= COLLECTED DATA =
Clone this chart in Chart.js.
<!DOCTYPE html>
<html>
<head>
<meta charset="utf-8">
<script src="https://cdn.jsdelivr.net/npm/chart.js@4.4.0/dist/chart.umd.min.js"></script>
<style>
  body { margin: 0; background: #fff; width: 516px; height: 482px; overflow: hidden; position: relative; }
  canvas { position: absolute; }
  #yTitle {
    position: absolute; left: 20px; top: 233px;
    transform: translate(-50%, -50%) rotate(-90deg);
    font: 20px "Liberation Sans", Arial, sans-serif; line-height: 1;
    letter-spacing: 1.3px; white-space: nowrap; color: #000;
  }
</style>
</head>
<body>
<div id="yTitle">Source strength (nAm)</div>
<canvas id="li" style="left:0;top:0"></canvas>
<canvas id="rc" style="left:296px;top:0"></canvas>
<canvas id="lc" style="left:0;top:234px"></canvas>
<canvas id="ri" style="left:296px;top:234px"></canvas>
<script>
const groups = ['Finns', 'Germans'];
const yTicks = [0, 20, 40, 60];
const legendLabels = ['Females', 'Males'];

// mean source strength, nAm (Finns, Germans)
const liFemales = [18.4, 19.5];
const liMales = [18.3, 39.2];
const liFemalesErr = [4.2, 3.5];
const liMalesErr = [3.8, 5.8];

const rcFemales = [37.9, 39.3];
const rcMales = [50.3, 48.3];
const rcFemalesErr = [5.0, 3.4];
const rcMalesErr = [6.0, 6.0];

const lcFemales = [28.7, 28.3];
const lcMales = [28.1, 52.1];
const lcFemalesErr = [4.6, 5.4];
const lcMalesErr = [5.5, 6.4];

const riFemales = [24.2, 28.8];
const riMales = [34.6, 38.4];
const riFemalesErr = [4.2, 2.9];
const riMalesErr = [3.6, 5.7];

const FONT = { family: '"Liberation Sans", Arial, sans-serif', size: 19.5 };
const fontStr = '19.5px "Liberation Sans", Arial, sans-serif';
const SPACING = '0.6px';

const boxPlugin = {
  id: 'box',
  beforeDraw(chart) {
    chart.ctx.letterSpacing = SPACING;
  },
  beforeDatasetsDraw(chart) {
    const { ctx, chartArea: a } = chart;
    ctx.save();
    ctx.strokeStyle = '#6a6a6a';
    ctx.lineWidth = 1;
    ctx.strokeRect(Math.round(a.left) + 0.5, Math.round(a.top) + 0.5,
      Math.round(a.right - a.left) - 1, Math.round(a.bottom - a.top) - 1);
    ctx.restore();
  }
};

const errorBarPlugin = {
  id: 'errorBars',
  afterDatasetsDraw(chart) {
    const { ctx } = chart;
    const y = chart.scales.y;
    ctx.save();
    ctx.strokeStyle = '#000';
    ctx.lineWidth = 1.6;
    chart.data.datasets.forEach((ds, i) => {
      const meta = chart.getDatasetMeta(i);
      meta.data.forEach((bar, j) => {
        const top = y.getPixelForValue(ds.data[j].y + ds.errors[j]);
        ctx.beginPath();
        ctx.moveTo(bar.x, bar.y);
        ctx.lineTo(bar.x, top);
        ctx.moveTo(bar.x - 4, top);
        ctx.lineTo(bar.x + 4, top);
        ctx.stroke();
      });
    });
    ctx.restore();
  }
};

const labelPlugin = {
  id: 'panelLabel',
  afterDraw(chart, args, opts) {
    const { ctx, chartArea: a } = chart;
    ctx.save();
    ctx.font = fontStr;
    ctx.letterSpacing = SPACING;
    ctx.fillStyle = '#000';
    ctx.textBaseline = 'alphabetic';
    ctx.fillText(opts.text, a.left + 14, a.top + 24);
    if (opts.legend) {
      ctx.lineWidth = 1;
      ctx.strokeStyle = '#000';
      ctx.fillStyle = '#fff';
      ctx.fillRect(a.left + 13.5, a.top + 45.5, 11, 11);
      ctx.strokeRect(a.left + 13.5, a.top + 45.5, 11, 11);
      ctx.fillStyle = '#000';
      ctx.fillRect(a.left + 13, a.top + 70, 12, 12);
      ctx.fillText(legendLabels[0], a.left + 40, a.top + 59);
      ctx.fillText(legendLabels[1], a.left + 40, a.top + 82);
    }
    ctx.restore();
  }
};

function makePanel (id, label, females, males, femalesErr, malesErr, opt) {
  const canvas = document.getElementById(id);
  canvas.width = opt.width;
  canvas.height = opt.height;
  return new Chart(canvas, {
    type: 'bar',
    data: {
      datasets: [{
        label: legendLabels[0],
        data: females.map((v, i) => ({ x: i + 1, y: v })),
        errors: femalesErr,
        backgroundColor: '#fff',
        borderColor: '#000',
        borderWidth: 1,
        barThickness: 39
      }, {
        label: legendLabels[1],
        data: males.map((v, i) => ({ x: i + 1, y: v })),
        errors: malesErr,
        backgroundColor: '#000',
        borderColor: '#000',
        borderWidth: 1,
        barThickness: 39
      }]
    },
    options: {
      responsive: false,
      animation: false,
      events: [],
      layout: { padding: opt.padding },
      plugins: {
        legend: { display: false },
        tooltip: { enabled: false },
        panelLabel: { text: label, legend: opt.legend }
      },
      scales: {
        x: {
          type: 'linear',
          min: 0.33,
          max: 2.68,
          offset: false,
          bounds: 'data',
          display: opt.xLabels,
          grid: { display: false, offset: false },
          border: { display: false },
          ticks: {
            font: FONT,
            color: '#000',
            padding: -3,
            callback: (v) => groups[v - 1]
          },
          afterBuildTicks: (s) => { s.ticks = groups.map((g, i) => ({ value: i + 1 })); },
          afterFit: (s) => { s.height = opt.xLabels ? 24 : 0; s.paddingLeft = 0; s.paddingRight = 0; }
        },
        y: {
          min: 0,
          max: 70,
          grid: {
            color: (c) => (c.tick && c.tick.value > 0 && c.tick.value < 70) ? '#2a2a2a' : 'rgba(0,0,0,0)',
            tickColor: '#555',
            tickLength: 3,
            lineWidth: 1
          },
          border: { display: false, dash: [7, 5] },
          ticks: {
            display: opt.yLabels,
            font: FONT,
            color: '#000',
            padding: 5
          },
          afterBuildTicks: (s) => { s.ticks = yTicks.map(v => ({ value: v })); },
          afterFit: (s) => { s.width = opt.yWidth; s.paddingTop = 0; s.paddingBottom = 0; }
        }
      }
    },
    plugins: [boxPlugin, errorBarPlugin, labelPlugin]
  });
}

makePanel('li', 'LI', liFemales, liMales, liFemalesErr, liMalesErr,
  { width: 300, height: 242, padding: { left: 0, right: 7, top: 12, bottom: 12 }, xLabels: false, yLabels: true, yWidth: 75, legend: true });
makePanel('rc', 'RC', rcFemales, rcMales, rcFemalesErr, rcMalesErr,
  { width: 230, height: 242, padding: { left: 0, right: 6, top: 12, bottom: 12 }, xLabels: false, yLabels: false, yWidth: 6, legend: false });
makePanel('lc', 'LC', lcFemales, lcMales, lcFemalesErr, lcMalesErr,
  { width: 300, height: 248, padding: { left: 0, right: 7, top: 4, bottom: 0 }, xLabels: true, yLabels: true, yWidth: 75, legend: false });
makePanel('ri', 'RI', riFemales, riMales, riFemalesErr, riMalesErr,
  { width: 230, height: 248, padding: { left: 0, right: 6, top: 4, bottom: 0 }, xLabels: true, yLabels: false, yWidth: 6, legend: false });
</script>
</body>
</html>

= TASK PROMPT =
Reproduce all of the data exactly as given.

= COMPLETE RESPONSE =
Clone this chart in Chart.js.
<!DOCTYPE html>
<html>
<head>
<meta charset="utf-8">
<script src="https://cdn.jsdelivr.net/npm/chart.js@4.4.0/dist/chart.umd.min.js"></script>
<style>
  body { margin: 0; background: #fff; width: 516px; height: 482px; overflow: hidden; position: relative; }
  canvas { position: absolute; }
  #yTitle {
    position: absolute; left: 20px; top: 233px;
    transform: translate(-50%, -50%) rotate(-90deg);
    font: 20px "Liberation Sans", Arial, sans-serif; line-height: 1;
    letter-spacing: 1.3px; white-space: nowrap; color: #000;
  }
</style>
</head>
<body>
<div id="yTitle">Source strength (nAm)</div>
<canvas id="li" style="left:0;top:0"></canvas>
<canvas id="rc" style="left:296px;top:0"></canvas>
<canvas id="lc" style="left:0;top:234px"></canvas>
<canvas id="ri" style="left:296px;top:234px"></canvas>
<script>
const groups = ['Finns', 'Germans'];
const yTicks = [0, 20, 40, 60];
const legendLabels = ['Females', 'Males'];

// mean source strength, nAm (Finns, Germans)
const liFemales = [18.4, 19.5];
const liMales = [18.3, 39.2];
const liFemalesErr = [4.2, 3.5];
const liMalesErr = [3.8, 5.8];

const rcFemales = [37.9, 39.3];
const rcMales = [50.3, 48.3];
const rcFemalesErr = [5.0, 3.4];
const rcMalesErr = [6.0, 6.0];

const lcFemales = [28.7, 28.3];
const lcMales = [28.1, 52.1];
const lcFemalesErr = [4.6, 5.4];
const lcMalesErr = [5.5, 6.4];

const riFemales = [24.2, 28.8];
const riMales = [34.6, 38.4];
const riFemalesErr = [4.2, 2.9];
const riMalesErr = [3.6, 5.7];

const FONT = { family: '"Liberation Sans", Arial, sans-serif', size: 19.5 };
const fontStr = '19.5px "Liberation Sans", Arial, sans-serif';
const SPACING = '0.6px';

const boxPlugin = {
  id: 'box',
  beforeDraw(chart) {
    chart.ctx.letterSpacing = SPACING;
  },
  beforeDatasetsDraw(chart) {
    const { ctx, chartArea: a } = chart;
    ctx.save();
    ctx.strokeStyle = '#6a6a6a';
    ctx.lineWidth = 1;
    ctx.strokeRect(Math.round(a.left) + 0.5, Math.round(a.top) + 0.5,
      Math.round(a.right - a.left) - 1, Math.round(a.bottom - a.top) - 1);
    ctx.restore();
  }
};

const errorBarPlugin = {
  id: 'errorBars',
  afterDatasetsDraw(chart) {
    const { ctx } = chart;
    const y = chart.scales.y;
    ctx.save();
    ctx.strokeStyle = '#000';
    ctx.lineWidth = 1.6;
    chart.data.datasets.forEach((ds, i) => {
      const meta = chart.getDatasetMeta(i);
      meta.data.forEach((bar, j) => {
        const top = y.getPixelForValue(ds.data[j].y + ds.errors[j]);
        ctx.beginPath();
        ctx.moveTo(bar.x, bar.y);
        ctx.lineTo(bar.x, top);
        ctx.moveTo(bar.x - 4, top);
        ctx.lineTo(bar.x + 4, top);
        ctx.stroke();
      });
    });
    ctx.restore();
  }
};

const labelPlugin = {
  id: 'panelLabel',
  afterDraw(chart, args, opts) {
    const { ctx, chartArea: a } = chart;
    ctx.save();
    ctx.font = fontStr;
    ctx.letterSpacing = SPACING;
    ctx.fillStyle = '#000';
    ctx.textBaseline = 'alphabetic';
    ctx.fillText(opts.text, a.left + 14, a.top + 24);
    if (opts.legend) {
      ctx.lineWidth = 1;
      ctx.strokeStyle = '#000';
      ctx.fillStyle = '#fff';
      ctx.fillRect(a.left + 13.5, a.top + 45.5, 11, 11);
      ctx.strokeRect(a.left + 13.5, a.top + 45.5, 11, 11);
      ctx.fillStyle = '#000';
      ctx.fillRect(a.left + 13, a.top + 70, 12, 12);
      ctx.fillText(legendLabels[0], a.left + 40, a.top + 59);
      ctx.fillText(legendLabels[1], a.left + 40, a.top + 82);
    }
    ctx.restore();
  }
};

function makePanel (id, label, females, males, femalesErr, malesErr, opt) {
  const canvas = document.getElementById(id);
  canvas.width = opt.width;
  canvas.height = opt.height;
  return new Chart(canvas, {
    type: 'bar',
    data: {
      datasets: [{
        label: legendLabels[0],
        data: females.map((v, i) => ({ x: i + 1, y: v })),
        errors: femalesErr,
        backgroundColor: '#fff',
        borderColor: '#000',
        borderWidth: 1,
        barThickness: 39
      }, {
        label: legendLabels[1],
        data: males.map((v, i) => ({ x: i + 1, y: v })),
        errors: malesErr,
        backgroundColor: '#000',
        borderColor: '#000',
        borderWidth: 1,
        barThickness: 39
      }]
    },
    options: {
      responsive: false,
      animation: false,
      events: [],
      layout: { padding: opt.padding },
      plugins: {
        legend: { display: false },
        tooltip: { enabled: false },
        panelLabel: { text: label, legend: opt.legend }
      },
      scales: {
        x: {
          type: 'linear',
          min: 0.33,
          max: 2.68,
          offset: false,
          bounds: 'data',
          display: opt.xLabels,
          grid: { display: false, offset: false },
          border: { display: false },
          ticks: {
            font: FONT,
            color: '#000',
            padding: -3,
            callback: (v) => groups[v - 1]
          },
          afterBuildTicks: (s) => { s.ticks = groups.map((g, i) => ({ value: i + 1 })); },
          afterFit: (s) => { s.height = opt.xLabels ? 24 : 0; s.paddingLeft = 0; s.paddingRight = 0; }
        },
        y: {
          min: 0,
          max: 70,
          grid: {
            color: (c) => (c.tick && c.tick.value > 0 && c.tick.value < 70) ? '#2a2a2a' : 'rgba(0,0,0,0)',
            tickColor: '#555',
            tickLength: 3,
            lineWidth: 1
          },
          border: { display: false, dash: [7, 5] },
          ticks: {
            display: opt.yLabels,
            font: FONT,
            color: '#000',
            padding: 5
          },
          afterBuildTicks: (s) => { s.ticks = yTicks.map(v => ({ value: v })); },
          afterFit: (s) => { s.width = opt.yWidth; s.paddingTop = 0; s.paddingBottom = 0; }
        }
      }
    },
    plugins: [boxPlugin, errorBarPlugin, labelPlugin]
  });
}

makePanel('li', 'LI', liFemales, liMales, liFemalesErr, liMalesErr,
  { width: 300, height: 242, padding: { left: 0, right: 7, top: 12, bottom: 12 }, xLabels: false, yLabels: true, yWidth: 75, legend: true });
makePanel('rc', 'RC', rcFemales, rcMales, rcFemalesErr, rcMalesErr,
  { width: 230, height: 242, padding: { left: 0, right: 6, top: 12, bottom: 12 }, xLabels: false, yLabels: false, yWidth: 6, legend: false });
makePanel('lc', 'LC', lcFemales, lcMales, lcFemalesErr, lcMalesErr,
  { width: 300, height: 248, padding: { left: 0, right: 7, top: 4, bottom: 0 }, xLabels: true, yLabels: true, yWidth: 75, legend: false });
makePanel('ri', 'RI', riFemales, riMales, riFemalesErr, riMalesErr,
  { width: 230, height: 248, padding: { left: 0, right: 6, top: 4, bottom: 0 }, xLabels: true, yLabels: false, yWidth: 6, legend: false });
</script>
</body>
</html>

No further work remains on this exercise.